For months now, I’ve been trying to come up with a time that I could go away by myself for a week. I especially wanted to do it before my birthday, but didn’t think that was going to work out. I’ve had so, so, so much happen this past year that I feel like my feelings and emotions and life and reality haven’t been able to keep up with each other. I need time to be alone and process stuff. I want to have hours to read through old journals, think, pray, imagine, and let every aspect of life catch up with me.
I have a very definite six-year period of my life that I can look back on. It’s an era that was quite helpful in making me who I am, but it’s over now. And I need to close that chapter of my life so I can open up a new one.
How can I see all the amazing doors opening up before me if I have my head turned around looking at where I’ve come from?

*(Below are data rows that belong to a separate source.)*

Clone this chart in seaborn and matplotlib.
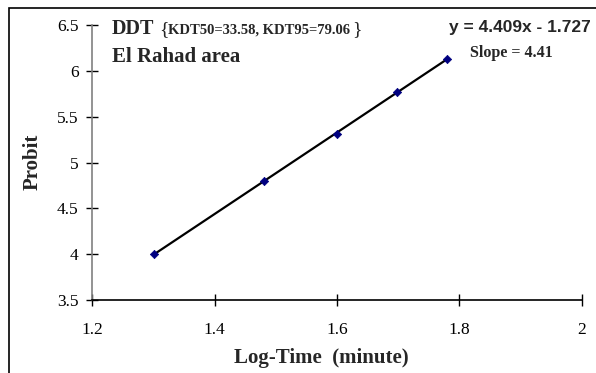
import numpy as np
import pandas as pd
import matplotlib
matplotlib.use("Agg")
import matplotlib.pyplot as plt
import seaborn as sns
from matplotlib.patches import Rectangle

# ---- data ----
log_time = [1.301, 1.48, 1.60, 1.698, 1.78]
probit = [4.00, 4.80, 5.31, 5.77, 6.13]
x_ticks = [1.2, 1.4, 1.6, 1.8, 2.0]
x_tick_labels = ["1.2", "1.4", "1.6", "1.8", "2"]
y_ticks = [3.5, 4.0, 4.5, 5.0, 5.5, 6.0, 6.5]
y_tick_labels = ["3.5", "4", "4.5", "5", "5.5", "6", "6.5"]
title_main = "DDT"
title_kdt = "KDT50=33.58, KDT95=79.06"
title_area = "El Rahad area"
equation_text = "y = 4.409x - 1.727"
slope_text = "Slope = 4.41"

df = pd.DataFrame({"x": log_time, "y": probit})

sns.set_style("ticks")
plt.rcParams["font.family"] = ["Liberation Serif", "DejaVu Serif"]

W, H = 596, 373
fig = plt.figure(figsize=(W / 100, H / 100), dpi=100)
ax = fig.add_axes([92.3 / W, 1 - 300 / H, 489.4 / W, 275 / H])

sns.regplot(data=df, x="x", y="y", ci=None, scatter=False, truncate=True,
            line_kws=dict(color="black", lw=1.6, zorder=2), ax=ax)
sns.scatterplot(data=df, x="x", y="y", marker="D", s=18, color="#000080",
                edgecolor="#000080", linewidth=0.5, zorder=3, ax=ax, legend=False)

ax.set_xlim(1.2, 2.0)
ax.set_ylim(3.5, 6.5)
ax.set_xticks(x_ticks)
ax.set_xticklabels(x_tick_labels)
ax.set_yticks(y_ticks)
ax.set_yticklabels(y_tick_labels)
ax.tick_params(axis="both", direction="inout", length=8, width=1, color="black",
               labelsize=12.5, labelcolor="black")
ax.tick_params(axis="x", pad=11.5)
ax.tick_params(axis="y", pad=6)

for s in ["top", "right"]:
    ax.spines[s].set_visible(False)
ax.spines["left"].set_color("#808080")
ax.spines["left"].set_linewidth(1.2)
ax.spines["bottom"].set_color("black")
ax.spines["bottom"].set_linewidth(1.2)

ax.set_xlabel("Log-Time  (minute)", fontsize=15, fontweight="bold", va="baseline")
ax.xaxis.set_label_coords((321 - 92.3) / 489.4, (300 - 363.3) / 275)
ax.set_ylabel("Probit", fontsize=15, fontweight="bold", va="center")
ax.yaxis.set_label_coords((33 - 92.3) / 489.4, (300 - 162) / 275)

def ftxt(px, py, s, **kw):
    fig.text(px / W, 1 - py / H, s, va="baseline", ha="left", **kw)

ftxt(111.7, 34, title_main, fontsize=14.5, fontweight="bold")
ftxt(159, 34, "{", fontsize=14)
ftxt(167.5, 34, title_kdt, fontsize=10.5, fontweight="bold")
ftxt(352, 34, "}", fontsize=14)
ftxt(111.7, 61.7, title_area, fontsize=15, fontweight="bold")
ftxt(449.3, 31.7, equation_text, fontsize=12.5, fontweight="bold",
     family=["Liberation Sans", "DejaVu Sans"])
ftxt(470, 56.7, slope_text, fontsize=11.6, fontweight="bold")

fig.patches.append(Rectangle((9 / W, -0.1), 1.2, 1 - 8 / H + 0.1,
                             transform=fig.transFigure, fill=False,
                             edgecolor="black", lw=1.2))

fig.savefig("out.png", dpi=100)
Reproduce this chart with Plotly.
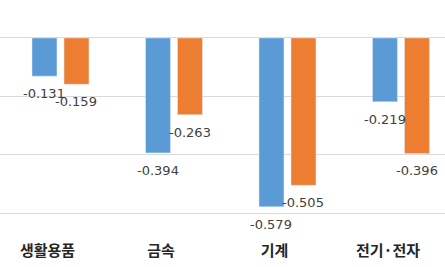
import plotly.graph_objects as go

categories = ["생활용품", "금속", "기계", "전기·전자"]
series_a = [-0.131, -0.394, -0.579, -0.219]
series_b = [-0.159, -0.263, -0.505, -0.396]

BLUE = "#5b9bd5"
ORANGE = "#ed7d31"
W = 0.22
OFF_A = -0.251
OFF_B = 0.031

fig = go.Figure()
fig.add_trace(go.Bar(x=categories, y=series_a, marker_color=BLUE, width=W, offset=OFF_A,
                     showlegend=False, hoverinfo="skip"))
fig.add_trace(go.Bar(x=categories, y=series_b, marker_color=ORANGE, width=W, offset=OFF_B,
                     showlegend=False, hoverinfo="skip"))

annos = []
for i, (a, b) in enumerate(zip(series_a, series_b)):
    for v, off in ((a, OFF_A), (b, OFF_B)):
        annos.append(dict(x=i + off + W / 2, y=v, xref="x", yref="y", text=f"{v:.3f}",
                          showarrow=False, yanchor="middle", yshift=-17.5,
                          font=dict(family="DejaVu Sans", size=13, color="#404040")))

fig.update_layout(
    width=445, height=267,
    margin=dict(l=0, r=0, t=0, b=54),
    paper_bgcolor="white", plot_bgcolor="white",
    barmode="overlay",
    annotations=annos,
    xaxis=dict(range=[-0.533, 3.388], showgrid=False, zeroline=False,
               showline=True, linecolor="#d9d9d9", linewidth=1,
               ticks="outside", ticklen=24, tickcolor="rgba(0,0,0,0)", ticklabelshift=-13,
               tickfont=dict(family="Noto Sans CJK KR", size=15, color="#262626", weight=700)),
    yaxis=dict(range=[-0.6, 0.130], showticklabels=False, showgrid=True,
               gridcolor="#d9d9d9", gridwidth=1, tick0=0, dtick=0.2,
               zeroline=True, zerolinecolor="#d9d9d9", zerolinewidth=1, showline=False),
)

fig.write_html("out.html")
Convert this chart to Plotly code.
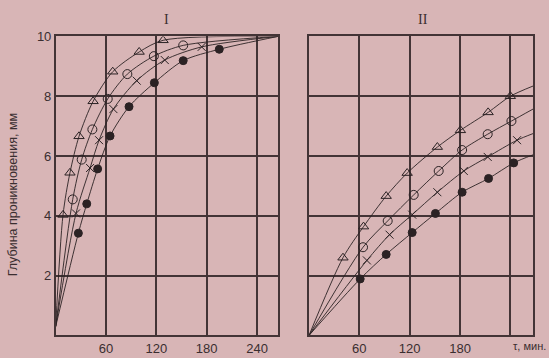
import plotly.graph_objects as go

# ---- data ----
# Panel I
L_tri_t = [8.7, 17, 27.8, 44.6, 68, 99.5, 128]
L_tri_y = [4.03, 5.44, 6.66, 7.83, 8.82, 9.48, 9.87]
L_cir_t = [20.3, 31, 43.7, 62, 85.4, 117, 152]
L_cir_y = [4.55, 5.88, 6.89, 7.91, 8.74, 9.34, 9.70]
L_x_t = [24.2, 41, 51.7, 68.8, 96.6, 130, 174]
L_x_y = [4.08, 5.6, 6.53, 7.57, 8.52, 9.21, 9.65]
L_dot_t = [27, 37, 50, 64.8, 87.4, 117.6, 152, 195]
L_dot_y = [3.42, 4.4, 5.57, 6.67, 7.65, 8.45, 9.19, 9.57]
L_start = (0, 0.3)
L_end = (265, 10)

# Panel II
R_tri_t = [40.5, 65, 92, 117, 153, 180.5, 213.5, 240]
R_tri_y = [2.6, 3.64, 4.66, 5.43, 6.3, 6.86, 7.46, 8.0]
R_cir_t = [64.4, 93.8, 124.8, 154.6, 182.5, 213, 241.3]
R_cir_y = [2.95, 3.83, 4.7, 5.5, 6.2, 6.73, 7.17]
R_x_t = [69, 96, 123, 153, 184.5, 213, 248]
R_x_y = [2.51, 3.37, 4.04, 4.79, 5.5, 5.97, 6.53]
R_dot_t = [61, 92, 123, 150.7, 182.5, 214, 244]
R_dot_y = [1.89, 2.71, 3.44, 4.08, 4.79, 5.25, 5.77]
R_start = (0, 0)
R_end_t = 267
R_end_y = {"tri": 8.34, "cir": 7.57, "x": 6.75, "dot": 6.04}

x_ticks_L = [60, 120, 180, 240]
x_ticks_R = [60, 120, 180, 240]
x_labels_R = ["60", "120", "180", ""]
y_ticks = [2, 4, 6, 8, 10]

BG = "#d8b5b6"
INK = "#2b2224"
GRID = "#433436"
TXT = "#3a2e30"

fig = go.Figure()

def add_series(t, y, start, end, symbol, xa, ya, size):
    fig.add_trace(go.Scatter(
        x=[start[0]] + t + [end[0]], y=[start[1]] + y + [end[1]],
        mode="lines", line=dict(color=INK, width=0.9, shape="spline", smoothing=0.8),
        xaxis=xa, yaxis=ya, showlegend=False, hoverinfo="skip"))
    fig.add_trace(go.Scatter(
        x=t, y=y, mode="markers",
        marker=dict(symbol=symbol, size=size, color=INK, line=dict(color=INK, width=1)),
        xaxis=xa, yaxis=ya, showlegend=False))

add_series(L_tri_t, L_tri_y, L_start, L_end, "triangle-up-open", "x", "y", 9)
add_series(L_cir_t, L_cir_y, L_start, L_end, "circle-open", "x", "y", 9)
add_series(L_x_t, L_x_y, L_start, L_end, "x-thin-open", "x", "y", 8)
add_series(L_dot_t, L_dot_y, L_start, L_end, "circle", "x", "y", 8)

add_series(R_tri_t, R_tri_y, R_start, (R_end_t, R_end_y["tri"]), "triangle-up-open", "x2", "y2", 9)
add_series(R_cir_t, R_cir_y, R_start, (R_end_t, R_end_y["cir"]), "circle-open", "x2", "y2", 9)
add_series(R_x_t, R_x_y, R_start, (R_end_t, R_end_y["x"]), "x-thin-open", "x2", "y2", 8)
add_series(R_dot_t, R_dot_y, R_start, (R_end_t, R_end_y["dot"]), "circle", "x2", "y2", 8)

W, H = 549, 358
def fx(px): return px / W
def fy(py): return 1 - py / H

axis_common = dict(showgrid=True, gridcolor=GRID, gridwidth=1.5, showline=True,
                   linecolor=GRID, linewidth=1.5, mirror=True, zeroline=False,
                   ticks="", tickfont=dict(family="Liberation Sans, Arial", size=13, color=TXT))

fig.update_layout(
    width=W, height=H, margin=dict(l=0, r=0, t=0, b=0),
    paper_bgcolor=BG, plot_bgcolor=BG,
    xaxis=dict(domain=[fx(55.7), fx(278)], range=[0, 265], tickvals=x_ticks_L,
               ticktext=[str(v) for v in x_ticks_L], anchor="y", **axis_common),
    yaxis=dict(domain=[fy(335), fy(30)], range=[0, 10], tickvals=y_ticks, anchor="x", **axis_common),
    xaxis2=dict(domain=[fx(309), fx(533)], range=[0, 267], tickvals=x_ticks_R,
                ticktext=x_labels_R, anchor="y2", **axis_common),
    yaxis2=dict(domain=[fy(335), fy(30)], range=[0, 10], tickvals=y_ticks, showticklabels=False,
                anchor="x2", **axis_common),
    annotations=[
        dict(text="I", x=fx(166), y=fy(13), xref="paper", yref="paper", showarrow=False,
             xanchor="center", yanchor="middle",
             font=dict(family="Liberation Serif, Times New Roman", size=14, color=TXT)),
        dict(text="II", x=fx(423), y=fy(13), xref="paper", yref="paper", showarrow=False,
             xanchor="center", yanchor="middle",
             font=dict(family="Liberation Serif, Times New Roman", size=14, color=TXT)),
        dict(text="τ, мин.", x=fx(548), y=fy(346), xref="paper", yref="paper", showarrow=False,
             xanchor="right", yanchor="middle",
             font=dict(family="Liberation Sans, Arial", size=11, color=TXT)),
        dict(text="Глубина проникновения, мм", x=fx(13), y=fy(192), xref="paper", yref="paper",
             showarrow=False, textangle=-90, xanchor="center", yanchor="middle",
             font=dict(family="Liberation Sans, Arial", size=12.5, color=TXT)),
    ],
)

fig.write_html("out.html", config={"displayModeBar": False},
               post_script="document.body.style.margin='0';document.body.style.overflow='hidden';")
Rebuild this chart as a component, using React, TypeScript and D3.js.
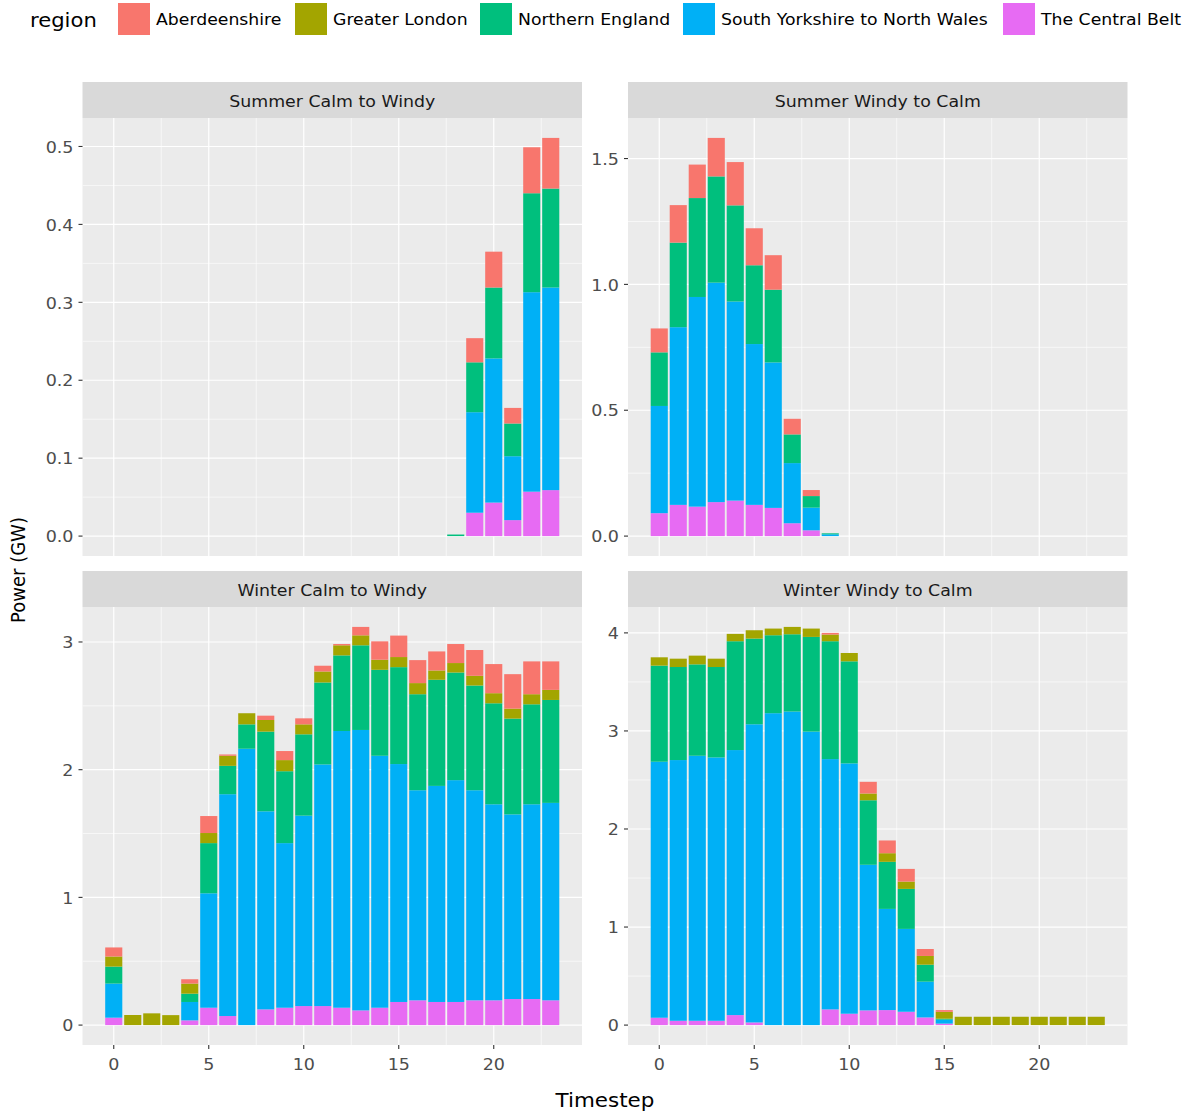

My birthday is in a week and a half, and my parents were amazing enough to find a cabin for me to stay at for five days for their birthday present to me. I’ll be leaving tomorrow. I can’t even tell you how excited I am about this. Last night when I got back from working, I found my tote of old journals/letters and gathered up the ones I have from the past six years. They filled a suitcase.
I want to lose track of time. To lose track of the outside world. To be able to spend countless hours writing in my prayer journal. To daydream about how one thing lead to the next thing. To be at peace with hard things that happened. To read about my thoughts and feelings. To plan some for the next several years of my life. To just be.